Flaxen-haired Invaders: The Rohirrim and Dunlendings
The Kingdom of Rohan makes up the other half of the “Men of the West” during the events of The Lord of the Rings. Rohan is the land of the horse-lords, a proud, warlike people renowned for their horsemanship. Originally a nomadic people known as the Eotheod, the Rohirrim settled the lands north and east of Gondor after the latter kingdom gave them gratefully as a reward for aid in a dark hour against Gondor’s Easterling foes. In The Lord of the Rings, the Rohirrim prove vital in checking the power of the traitorous wizard Saruman and breaking Sauron’s siege of Minas Tirith.
The historical inspirations for Rohan are less political and more cultural, and those familiar with Tolkien’s personal history are likely already aware of the source. At Oxford, Tolkien was a professor of Anglo-Saxon (also known as Old English), the language of those Germanic peoples that settled Britain following the collapse of the island’s Roman infrastructure in the fifth and sixth centuries AD. Indeed, Tolkien’s lecture on Beowulf (The Monsters and the Critics) has profoundly impacted literary criticism of that epic poem to this day.
It should come as no surprise, then, that Tolkien’s beloved Anglo-Saxons found there way into Middle Earth. From personal names like Ceorl, Eomer, Theoden, Eowyn, Elfhelm, Freca, and Gamling to place names like Edoras, Aldburg, Dimholt, and Meduseld, the language of the Rohirrim is almost identical to Anglo-Saxon, and their physical description as tall and almost universally blond fits the general memory of Britain’s Germanic settlers. The Rohirrim congregate in mead halls to listen to bard regale with songs of past heroes and monsters, and their metalwork bears the kinds of scrollwork and motifs so reminiscent of Dark Age Britain. Anglo-Saxon society did not revolve around horses, but even this bears an explanation: one story (possibly apocryphal) states that Tolkien believed the Anglo-Saxon kingdoms could have survived the Viking onslaught if only they had possessed effective cavalry.

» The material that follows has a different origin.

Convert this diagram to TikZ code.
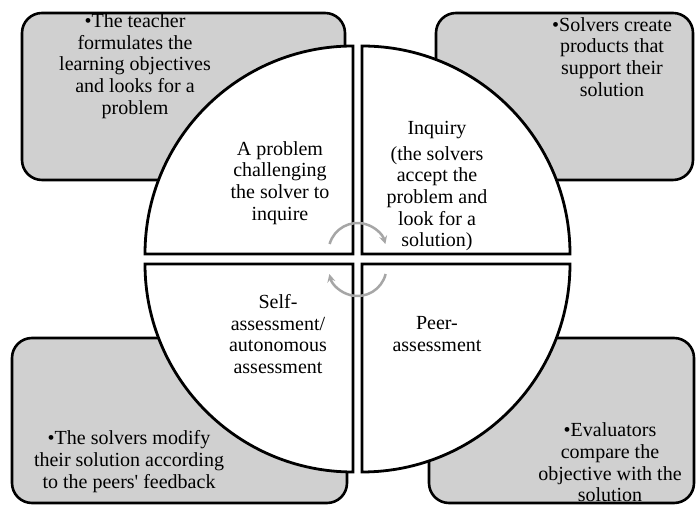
\documentclass[tikz,border=0pt]{standalone}
\usepackage{fontspec}
\setmainfont{Liberation Serif}
\usetikzlibrary{positioning, calc}
\definecolor{boxgray}{RGB}{208,208,208}
\definecolor{arcgray}{RGB}{166,166,166}

\begin{document}
\begin{tikzpicture}[
    x=1pt, y=1pt,
    panel/.style={draw, line width=2.6pt, rounded corners=20pt, fill=boxgray},
    quarter/.style={draw, line width=2.8pt, fill=white},
    txt/.style={align=center, inner sep=0pt, font=\fontsize{20}{21.7}\selectfont},
    turn/.style={->, >=stealth, line width=2.5pt, draw=arcgray}
]
\useasboundingbox (0,0) rectangle (696,505);

% Grey boxes in the corners
\draw[panel] (22,325) rectangle (345,492);
\draw[panel] (436,325) rectangle (693,492);
\draw[panel] (12,2) rectangle (347,167);
\draw[panel] (429,2) rectangle (694,167);

% Four quarters of the circle
\draw[quarter] (353,251) -- (145,251) arc (180:90:208) -- cycle;
\draw[quarter] (362,251) -- (362,459) arc (90:0:208) -- cycle;
\draw[quarter] (362,241) -- (570,241) arc (0:-90:208) -- cycle;
\draw[quarter] (353,241) -- (353,33) arc (-90:-180:208) -- cycle;

% Turning arrows in the middle
\coordinate (mid) at (357.5,245.5);
\draw[turn] ($(mid)+(164:29)+(0,7.5)$) arc (164:16:29);
\draw[turn] ($(mid)+(-14:29)+(0,-7.5)$) arc (-14:-166:29);

% Texts in the quarters
\node[txt] (problem) at (280,322) {A problem\\challenging\\the solver to\\inquire};
\node[txt] (inquiry) at (437,319) {Inquiry\\[4.3pt](the solvers\\accept the\\problem and\\look for a\\solution)};
\node[txt] (peer) at (437,171) {Peer-\\assessment};
\node[txt] (self) at (278,171) {Self-\\assessment/\\autonomous\\assessment};

% Texts in the boxes
\node[txt] (teacher) at (135,439) {•The teacher\\formulates the\\learning objectives\\and looks for a\\problem};
\node[txt] (products) at (612,448) {•Solvers create\\products that\\support their\\solution};
\node[txt] (modify) at (129,43.5) {•The solvers modify\\their solution according\\to the peers\textquotesingle{} feedback};
\node[txt] (evaluators) at (610,42.5) {•Evaluators\\compare the\\objective with the\\solution};
\end{tikzpicture}
\end{document}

For all this cultural flavor, there is one bit of ‘political’ history that only confirms the Rohirrim in their role as quasi-Anglo Saxons. When granted the old Gondorian province of Calenardon, the Eotheod did not settle an empty land. The original inhabitants were expelled, chased to the rocky lands to the west. These peoples, eventually known as the wild men of Dunland, or Dunlendings, harbored intense hatred for the invaders that had taken their land, and intermittent conflict existed between the two for centuries. This calls to mind the traditional accounts of the Anglo-Saxon arrival in Britain, expelling the native inhabitants until only Wales and Cornwall remained as bastions of Romano-British culture. Even the fortress of Helm’s Deep (originally built as a refuge from the Dunlendings) contains a reference to this heritage; unseen in the movies, the fortress is fronted by an earthwork known as Helm’s Dyke; in Anglo-Saxon Mercia, Offa’s Dyke separated the lands of England from the ‘savages’ of Wales. Other media have seized on these similarities and taken them even further; the popular video game The Lord of the Rings Online, for example, attributes native British-inspired spirituality and even architecture to its Dunlendings.
These two proud kingdoms of Tolkien’s mythology only scratch the surface of what can be said historically concerning Middle Earth, and rest assured, we are far from done exploring! For now, however, we must bid mae govannen; come next year and another Hobbit Day, we look forward to treading these paths with you again.